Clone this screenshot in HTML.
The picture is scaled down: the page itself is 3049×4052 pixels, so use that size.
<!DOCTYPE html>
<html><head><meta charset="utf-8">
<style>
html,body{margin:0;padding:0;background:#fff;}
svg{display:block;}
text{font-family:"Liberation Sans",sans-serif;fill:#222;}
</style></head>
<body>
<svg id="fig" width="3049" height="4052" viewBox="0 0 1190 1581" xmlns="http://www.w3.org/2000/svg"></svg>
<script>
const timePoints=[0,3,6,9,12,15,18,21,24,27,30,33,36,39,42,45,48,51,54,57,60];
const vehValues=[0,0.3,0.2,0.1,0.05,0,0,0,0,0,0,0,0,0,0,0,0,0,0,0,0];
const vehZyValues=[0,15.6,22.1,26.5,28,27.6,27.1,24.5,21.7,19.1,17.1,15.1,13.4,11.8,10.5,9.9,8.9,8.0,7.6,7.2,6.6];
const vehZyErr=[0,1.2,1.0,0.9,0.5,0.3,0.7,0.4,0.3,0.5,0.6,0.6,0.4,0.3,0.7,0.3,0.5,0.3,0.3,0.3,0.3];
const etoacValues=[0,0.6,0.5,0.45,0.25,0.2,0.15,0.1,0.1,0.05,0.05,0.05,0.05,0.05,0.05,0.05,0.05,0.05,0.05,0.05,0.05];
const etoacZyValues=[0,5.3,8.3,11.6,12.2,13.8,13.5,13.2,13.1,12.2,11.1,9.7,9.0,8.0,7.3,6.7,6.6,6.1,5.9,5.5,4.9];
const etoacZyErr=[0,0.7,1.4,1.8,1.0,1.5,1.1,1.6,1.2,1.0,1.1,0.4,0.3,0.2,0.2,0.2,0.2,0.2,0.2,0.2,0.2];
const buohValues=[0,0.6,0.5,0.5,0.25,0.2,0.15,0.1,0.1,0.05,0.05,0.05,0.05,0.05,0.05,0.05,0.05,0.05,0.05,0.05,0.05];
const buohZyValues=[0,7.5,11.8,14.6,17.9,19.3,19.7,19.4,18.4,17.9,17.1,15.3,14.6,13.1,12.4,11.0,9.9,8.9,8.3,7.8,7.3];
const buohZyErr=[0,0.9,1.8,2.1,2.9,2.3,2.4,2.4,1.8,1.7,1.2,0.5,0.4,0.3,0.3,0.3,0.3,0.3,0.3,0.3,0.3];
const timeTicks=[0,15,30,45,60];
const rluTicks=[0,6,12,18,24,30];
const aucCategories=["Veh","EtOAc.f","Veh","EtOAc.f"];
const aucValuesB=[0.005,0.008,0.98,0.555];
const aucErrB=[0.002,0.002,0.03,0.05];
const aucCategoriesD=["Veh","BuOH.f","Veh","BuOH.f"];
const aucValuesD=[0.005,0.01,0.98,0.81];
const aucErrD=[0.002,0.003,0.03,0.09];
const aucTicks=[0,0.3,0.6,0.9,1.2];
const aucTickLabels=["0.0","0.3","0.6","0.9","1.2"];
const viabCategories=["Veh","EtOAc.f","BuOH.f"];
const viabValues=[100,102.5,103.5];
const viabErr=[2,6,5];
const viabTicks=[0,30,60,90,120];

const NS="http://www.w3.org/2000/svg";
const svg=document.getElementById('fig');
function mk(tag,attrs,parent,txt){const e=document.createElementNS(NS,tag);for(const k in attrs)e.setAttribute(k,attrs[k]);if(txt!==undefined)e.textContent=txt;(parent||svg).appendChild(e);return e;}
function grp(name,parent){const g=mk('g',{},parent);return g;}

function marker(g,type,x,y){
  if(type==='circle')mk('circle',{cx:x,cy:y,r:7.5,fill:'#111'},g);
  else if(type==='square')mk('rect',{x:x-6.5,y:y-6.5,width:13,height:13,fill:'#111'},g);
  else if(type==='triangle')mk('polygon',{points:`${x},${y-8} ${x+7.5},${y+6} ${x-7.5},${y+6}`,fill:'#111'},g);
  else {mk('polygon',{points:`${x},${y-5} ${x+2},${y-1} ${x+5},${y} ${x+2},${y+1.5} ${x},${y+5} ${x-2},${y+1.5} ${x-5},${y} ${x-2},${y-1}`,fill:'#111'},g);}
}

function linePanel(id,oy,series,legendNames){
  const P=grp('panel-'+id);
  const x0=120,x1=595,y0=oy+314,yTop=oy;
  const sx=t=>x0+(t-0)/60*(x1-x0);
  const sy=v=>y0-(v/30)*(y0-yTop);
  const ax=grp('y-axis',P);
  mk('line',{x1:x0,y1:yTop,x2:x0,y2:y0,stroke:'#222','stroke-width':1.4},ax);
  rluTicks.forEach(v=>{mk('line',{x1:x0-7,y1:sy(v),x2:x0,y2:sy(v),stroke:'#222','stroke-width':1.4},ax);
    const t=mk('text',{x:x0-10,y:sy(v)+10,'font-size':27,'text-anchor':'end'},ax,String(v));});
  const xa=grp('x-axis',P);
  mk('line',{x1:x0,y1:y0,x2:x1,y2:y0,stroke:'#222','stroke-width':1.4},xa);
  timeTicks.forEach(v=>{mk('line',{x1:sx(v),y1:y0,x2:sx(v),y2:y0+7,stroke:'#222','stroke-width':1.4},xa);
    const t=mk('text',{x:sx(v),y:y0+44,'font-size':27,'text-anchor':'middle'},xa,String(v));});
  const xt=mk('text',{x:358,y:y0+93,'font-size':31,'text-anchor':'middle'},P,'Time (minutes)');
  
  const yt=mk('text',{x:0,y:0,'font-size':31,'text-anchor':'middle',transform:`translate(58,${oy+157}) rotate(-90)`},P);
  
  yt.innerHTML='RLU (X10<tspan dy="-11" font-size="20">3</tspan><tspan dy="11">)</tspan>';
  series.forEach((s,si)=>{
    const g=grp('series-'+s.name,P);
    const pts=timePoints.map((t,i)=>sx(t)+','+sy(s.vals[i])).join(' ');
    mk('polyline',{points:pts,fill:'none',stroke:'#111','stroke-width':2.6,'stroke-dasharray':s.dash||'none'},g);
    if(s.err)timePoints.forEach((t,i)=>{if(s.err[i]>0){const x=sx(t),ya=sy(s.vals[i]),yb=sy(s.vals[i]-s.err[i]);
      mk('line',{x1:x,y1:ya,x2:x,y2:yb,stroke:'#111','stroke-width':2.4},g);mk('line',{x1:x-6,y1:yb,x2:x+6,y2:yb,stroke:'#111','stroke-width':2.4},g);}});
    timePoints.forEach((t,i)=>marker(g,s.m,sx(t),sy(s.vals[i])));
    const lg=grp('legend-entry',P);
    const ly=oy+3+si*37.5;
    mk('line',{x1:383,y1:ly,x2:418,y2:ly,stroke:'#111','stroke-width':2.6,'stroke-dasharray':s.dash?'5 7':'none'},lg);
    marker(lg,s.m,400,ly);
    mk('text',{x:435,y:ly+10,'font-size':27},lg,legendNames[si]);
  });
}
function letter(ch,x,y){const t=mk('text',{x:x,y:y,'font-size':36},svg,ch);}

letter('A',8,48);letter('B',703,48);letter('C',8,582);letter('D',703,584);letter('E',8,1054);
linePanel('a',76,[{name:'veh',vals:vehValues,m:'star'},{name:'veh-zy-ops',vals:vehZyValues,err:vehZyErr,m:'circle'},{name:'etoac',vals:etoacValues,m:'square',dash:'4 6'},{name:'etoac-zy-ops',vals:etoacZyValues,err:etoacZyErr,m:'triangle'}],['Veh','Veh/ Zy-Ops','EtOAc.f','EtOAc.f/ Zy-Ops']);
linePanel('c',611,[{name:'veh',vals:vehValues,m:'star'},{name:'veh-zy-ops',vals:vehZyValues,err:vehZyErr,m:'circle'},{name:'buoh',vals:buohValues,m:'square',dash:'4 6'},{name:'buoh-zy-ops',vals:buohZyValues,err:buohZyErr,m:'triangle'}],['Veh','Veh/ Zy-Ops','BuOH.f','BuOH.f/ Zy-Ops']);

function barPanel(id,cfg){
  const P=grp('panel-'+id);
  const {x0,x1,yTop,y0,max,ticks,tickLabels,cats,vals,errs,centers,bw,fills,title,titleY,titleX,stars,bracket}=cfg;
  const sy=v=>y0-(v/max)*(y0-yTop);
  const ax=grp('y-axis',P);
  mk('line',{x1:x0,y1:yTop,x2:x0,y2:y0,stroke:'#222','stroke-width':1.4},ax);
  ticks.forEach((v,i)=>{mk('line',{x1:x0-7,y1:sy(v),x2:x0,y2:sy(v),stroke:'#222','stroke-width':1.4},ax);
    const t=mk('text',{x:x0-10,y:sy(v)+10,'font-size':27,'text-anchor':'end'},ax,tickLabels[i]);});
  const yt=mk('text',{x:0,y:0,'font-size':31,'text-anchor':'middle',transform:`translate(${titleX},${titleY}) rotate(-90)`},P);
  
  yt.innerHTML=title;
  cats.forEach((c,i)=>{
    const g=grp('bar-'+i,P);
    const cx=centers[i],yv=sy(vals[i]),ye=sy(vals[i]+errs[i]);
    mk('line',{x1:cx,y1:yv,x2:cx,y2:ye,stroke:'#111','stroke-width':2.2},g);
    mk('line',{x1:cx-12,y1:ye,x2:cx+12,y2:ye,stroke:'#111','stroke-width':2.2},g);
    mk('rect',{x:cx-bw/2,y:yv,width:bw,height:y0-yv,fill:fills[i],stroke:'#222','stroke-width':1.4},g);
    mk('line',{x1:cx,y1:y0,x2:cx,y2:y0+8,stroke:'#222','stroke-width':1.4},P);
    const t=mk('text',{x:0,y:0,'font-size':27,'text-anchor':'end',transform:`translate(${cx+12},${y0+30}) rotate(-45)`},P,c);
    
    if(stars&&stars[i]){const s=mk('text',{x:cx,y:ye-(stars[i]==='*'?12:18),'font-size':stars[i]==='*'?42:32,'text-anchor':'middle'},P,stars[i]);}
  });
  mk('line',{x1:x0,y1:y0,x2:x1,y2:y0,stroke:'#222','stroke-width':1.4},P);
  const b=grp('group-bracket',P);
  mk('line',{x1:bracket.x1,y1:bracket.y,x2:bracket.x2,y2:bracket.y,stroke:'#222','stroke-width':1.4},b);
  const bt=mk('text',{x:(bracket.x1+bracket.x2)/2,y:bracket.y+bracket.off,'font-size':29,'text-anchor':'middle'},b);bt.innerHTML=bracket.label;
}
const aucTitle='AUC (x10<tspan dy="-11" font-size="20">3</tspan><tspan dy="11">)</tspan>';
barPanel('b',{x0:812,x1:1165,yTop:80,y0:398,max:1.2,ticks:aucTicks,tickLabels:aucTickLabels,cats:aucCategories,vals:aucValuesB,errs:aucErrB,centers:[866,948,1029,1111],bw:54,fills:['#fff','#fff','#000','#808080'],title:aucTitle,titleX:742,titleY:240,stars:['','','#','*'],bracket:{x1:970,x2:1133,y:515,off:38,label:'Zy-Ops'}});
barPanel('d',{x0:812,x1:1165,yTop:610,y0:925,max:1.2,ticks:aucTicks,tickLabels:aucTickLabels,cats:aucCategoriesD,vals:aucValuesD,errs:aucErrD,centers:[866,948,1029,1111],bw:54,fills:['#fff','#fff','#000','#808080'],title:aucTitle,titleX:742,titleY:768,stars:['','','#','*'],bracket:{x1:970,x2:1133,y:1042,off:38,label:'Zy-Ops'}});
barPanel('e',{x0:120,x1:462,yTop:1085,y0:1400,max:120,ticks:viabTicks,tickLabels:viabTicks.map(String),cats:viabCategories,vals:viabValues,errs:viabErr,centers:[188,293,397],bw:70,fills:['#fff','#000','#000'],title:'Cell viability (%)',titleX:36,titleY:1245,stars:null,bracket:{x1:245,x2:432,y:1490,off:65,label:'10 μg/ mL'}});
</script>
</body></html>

======

WORK TO BE COMPLETED -
Nothing but the lines from the one with "The picture is" to the one with "const viabTicks=[0,30,60,90,120];" should be echoed, both of them included, exactly as written.

ANSWER TO THE TASK -
The picture is scaled down: the page itself is 3049×4052 pixels, so use that size.
<!DOCTYPE html>
<html><head><meta charset="utf-8">
<style>
html,body{margin:0;padding:0;background:#fff;}
svg{display:block;}
text{font-family:"Liberation Sans",sans-serif;fill:#222;}
</style></head>
<body>
<svg id="fig" width="3049" height="4052" viewBox="0 0 1190 1581" xmlns="http://www.w3.org/2000/svg"></svg>
<script>
const timePoints=[0,3,6,9,12,15,18,21,24,27,30,33,36,39,42,45,48,51,54,57,60];
const vehValues=[0,0.3,0.2,0.1,0.05,0,0,0,0,0,0,0,0,0,0,0,0,0,0,0,0];
const vehZyValues=[0,15.6,22.1,26.5,28,27.6,27.1,24.5,21.7,19.1,17.1,15.1,13.4,11.8,10.5,9.9,8.9,8.0,7.6,7.2,6.6];
const vehZyErr=[0,1.2,1.0,0.9,0.5,0.3,0.7,0.4,0.3,0.5,0.6,0.6,0.4,0.3,0.7,0.3,0.5,0.3,0.3,0.3,0.3];
const etoacValues=[0,0.6,0.5,0.45,0.25,0.2,0.15,0.1,0.1,0.05,0.05,0.05,0.05,0.05,0.05,0.05,0.05,0.05,0.05,0.05,0.05];
const etoacZyValues=[0,5.3,8.3,11.6,12.2,13.8,13.5,13.2,13.1,12.2,11.1,9.7,9.0,8.0,7.3,6.7,6.6,6.1,5.9,5.5,4.9];
const etoacZyErr=[0,0.7,1.4,1.8,1.0,1.5,1.1,1.6,1.2,1.0,1.1,0.4,0.3,0.2,0.2,0.2,0.2,0.2,0.2,0.2,0.2];
const buohValues=[0,0.6,0.5,0.5,0.25,0.2,0.15,0.1,0.1,0.05,0.05,0.05,0.05,0.05,0.05,0.05,0.05,0.05,0.05,0.05,0.05];
const buohZyValues=[0,7.5,11.8,14.6,17.9,19.3,19.7,19.4,18.4,17.9,17.1,15.3,14.6,13.1,12.4,11.0,9.9,8.9,8.3,7.8,7.3];
const buohZyErr=[0,0.9,1.8,2.1,2.9,2.3,2.4,2.4,1.8,1.7,1.2,0.5,0.4,0.3,0.3,0.3,0.3,0.3,0.3,0.3,0.3];
const timeTicks=[0,15,30,45,60];
const rluTicks=[0,6,12,18,24,30];
const aucCategories=["Veh","EtOAc.f","Veh","EtOAc.f"];
const aucValuesB=[0.005,0.008,0.98,0.555];
const aucErrB=[0.002,0.002,0.03,0.05];
const aucCategoriesD=["Veh","BuOH.f","Veh","BuOH.f"];
const aucValuesD=[0.005,0.01,0.98,0.81];
const aucErrD=[0.002,0.003,0.03,0.09];
const aucTicks=[0,0.3,0.6,0.9,1.2];
const aucTickLabels=["0.0","0.3","0.6","0.9","1.2"];
const viabCategories=["Veh","EtOAc.f","BuOH.f"];
const viabValues=[100,102.5,103.5];
const viabErr=[2,6,5];
const viabTicks=[0,30,60,90,120];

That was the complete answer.